--- Set task ---
Write the data out again, character for character, with no images.

Start of Provided data

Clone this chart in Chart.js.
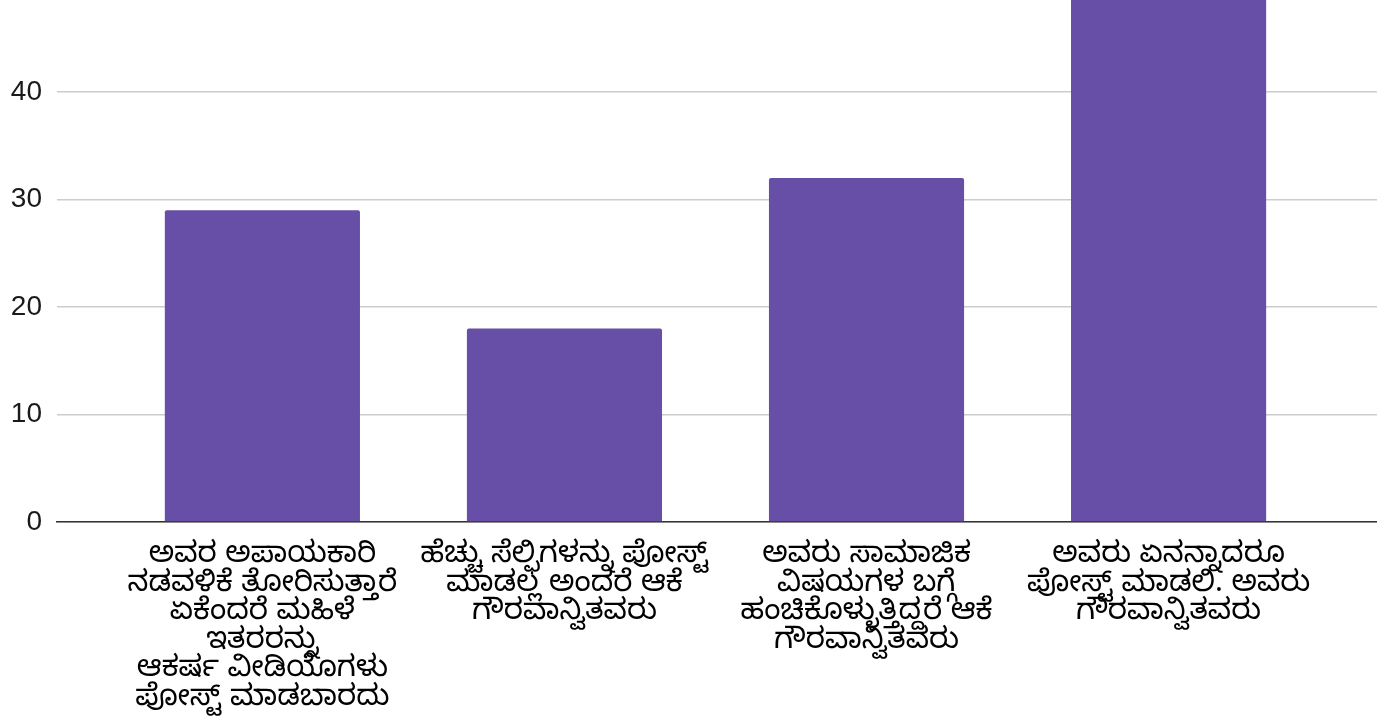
<!DOCTYPE html>
<html>
<head>
<meta charset="utf-8">
<script src="https://cdn.jsdelivr.net/npm/chart.js@4"></script>
<style>
  html, body { margin: 0; padding: 0; background: #fff; }
  #wrap { width: 1377px; height: 721px; }
</style>
</head>
<body>
<div id="wrap"><canvas id="myChart"></canvas></div>
<script>
// categories, one array of lines per bar
const categories = [
  ['ಅವರ ಅಪಾಯಕಾರಿ', 'ನಡವಳಿಕೆ ತೋರಿಸುತ್ತಾರೆ', 'ಏಕೆಂದರೆ ಮಹಿಳೆ', 'ಇತರರನ್ನು', 'ಆಕರ್ಷ ವೀಡಿಯೊಗಳು', 'ಪೋಸ್ಟ್ ಮಾಡಬಾರದು'],
  ['ಹೆಚ್ಚು ಸೆಲ್ಫಿಗಳನ್ನು ಪೋಸ್ಟ್', 'ಮಾಡಲ್ಲ ಅಂದರೆ ಆಕೆ', 'ಗೌರವಾನ್ವಿತವರು'],
  ['ಅವರು ಸಾಮಾಜಿಕ', 'ವಿಷಯಗಳ ಬಗ್ಗೆ', 'ಹಂಚಿಕೊಳ್ಳುತ್ತಿದ್ದರೆ ಆಕೆ', 'ಗೌರವಾನ್ವಿತವರು'],
  ['ಅವರು ಏನನ್ನಾದರೂ', 'ಪೋಸ್ಟ್ ಮಾಡಲಿ. ಅವರು', 'ಗೌರವಾನ್ವಿತವರು']
];
const values = [29, 18, 32, 50];
const yTicks = [0, 10, 20, 30, 40];

let ctx = document.getElementById('myChart').getContext('2d');

let chart = new Chart(ctx, {
  type: 'bar',
  data: {
    datasets: [{
      data: values.map((v, i) => ({ x: i, y: v })),
      backgroundColor: '#674ea7',
      borderWidth: 0,
      borderRadius: 2,
      clip: false, // top bar runs off the top like in the screenshot
      categoryPercentage: 1,
      barPercentage: 0.646
    }]
  },
  options: {
    responsive: true,
    maintainAspectRatio: false,
    animation: false,
    layout: { padding: 0 },
    plugins: {
      legend: { display: false },
      tooltip: { enabled: false }
    },
    scales: {
      x: {
        type: 'linear',
        offset: false,
        min: -0.68,
        max: 3.69,
        afterBuildTicks: s => { s.ticks = categories.map((c, i) => ({ value: i })); },
        afterFit: s => { s.height = 199; },
        grid: { display: false },
        border: { display: true, color: '#333', width: 1.5 },
        ticks: {
          autoSkip: false,
          maxRotation: 0,
          padding: 15,
          color: '#000',
          font: { family: '"Noto Sans Kannada", "Noto Sans", sans-serif', size: 29.5, lineHeight: 0.965 },
          callback: v => categories[v]
        }
      },
      y: {
        min: 0,
        max: 45.6,
        afterBuildTicks: s => { s.ticks = yTicks.map(v => ({ value: v })); },
        afterFit: s => { s.width = 57; },
        grid: { color: '#cccccc', lineWidth: 1.5, drawTicks: false },
        border: { display: false },
        ticks: {
          padding: 15,
          color: '#1a1a1a',
          font: { family: 'Arial, "Liberation Sans", sans-serif', size: 28 }
        }
      }
    }
  }
});
</script>
</body>
</html>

End of Provided data

--- Result for this task ---
Clone this chart in Chart.js.
<!DOCTYPE html>
<html>
<head>
<meta charset="utf-8">
<script src="https://cdn.jsdelivr.net/npm/chart.js@4"></script>
<style>
  html, body { margin: 0; padding: 0; background: #fff; }
  #wrap { width: 1377px; height: 721px; }
</style>
</head>
<body>
<div id="wrap"><canvas id="myChart"></canvas></div>
<script>
// categories, one array of lines per bar
const categories = [
  ['ಅವರ ಅಪಾಯಕಾರಿ', 'ನಡವಳಿಕೆ ತೋರಿಸುತ್ತಾರೆ', 'ಏಕೆಂದರೆ ಮಹಿಳೆ', 'ಇತರರನ್ನು', 'ಆಕರ್ಷ ವೀಡಿಯೊಗಳು', 'ಪೋಸ್ಟ್ ಮಾಡಬಾರದು'],
  ['ಹೆಚ್ಚು ಸೆಲ್ಫಿಗಳನ್ನು ಪೋಸ್ಟ್', 'ಮಾಡಲ್ಲ ಅಂದರೆ ಆಕೆ', 'ಗೌರವಾನ್ವಿತವರು'],
  ['ಅವರು ಸಾಮಾಜಿಕ', 'ವಿಷಯಗಳ ಬಗ್ಗೆ', 'ಹಂಚಿಕೊಳ್ಳುತ್ತಿದ್ದರೆ ಆಕೆ', 'ಗೌರವಾನ್ವಿತವರು'],
  ['ಅವರು ಏನನ್ನಾದರೂ', 'ಪೋಸ್ಟ್ ಮಾಡಲಿ. ಅವರು', 'ಗೌರವಾನ್ವಿತವರು']
];
const values = [29, 18, 32, 50];
const yTicks = [0, 10, 20, 30, 40];

let ctx = document.getElementById('myChart').getContext('2d');

let chart = new Chart(ctx, {
  type: 'bar',
  data: {
    datasets: [{
      data: values.map((v, i) => ({ x: i, y: v })),
      backgroundColor: '#674ea7',
      borderWidth: 0,
      borderRadius: 2,
      clip: false, // top bar runs off the top like in the screenshot
      categoryPercentage: 1,
      barPercentage: 0.646
    }]
  },
  options: {
    responsive: true,
    maintainAspectRatio: false,
    animation: false,
    layout: { padding: 0 },
    plugins: {
      legend: { display: false },
      tooltip: { enabled: false }
    },
    scales: {
      x: {
        type: 'linear',
        offset: false,
        min: -0.68,
        max: 3.69,
        afterBuildTicks: s => { s.ticks = categories.map((c, i) => ({ value: i })); },
        afterFit: s => { s.height = 199; },
        grid: { display: false },
        border: { display: true, color: '#333', width: 1.5 },
        ticks: {
          autoSkip: false,
          maxRotation: 0,
          padding: 15,
          color: '#000',
          font: { family: '"Noto Sans Kannada", "Noto Sans", sans-serif', size: 29.5, lineHeight: 0.965 },
          callback: v => categories[v]
        }
      },
      y: {
        min: 0,
        max: 45.6,
        afterBuildTicks: s => { s.ticks = yTicks.map(v => ({ value: v })); },
        afterFit: s => { s.width = 57; },
        grid: { color: '#cccccc', lineWidth: 1.5, drawTicks: false },
        border: { display: false },
        ticks: {
          padding: 15,
          color: '#1a1a1a',
          font: { family: 'Arial, "Liberation Sans", sans-serif', size: 28 }
        }
      }
    }
  }
});
</script>
</body>
</html>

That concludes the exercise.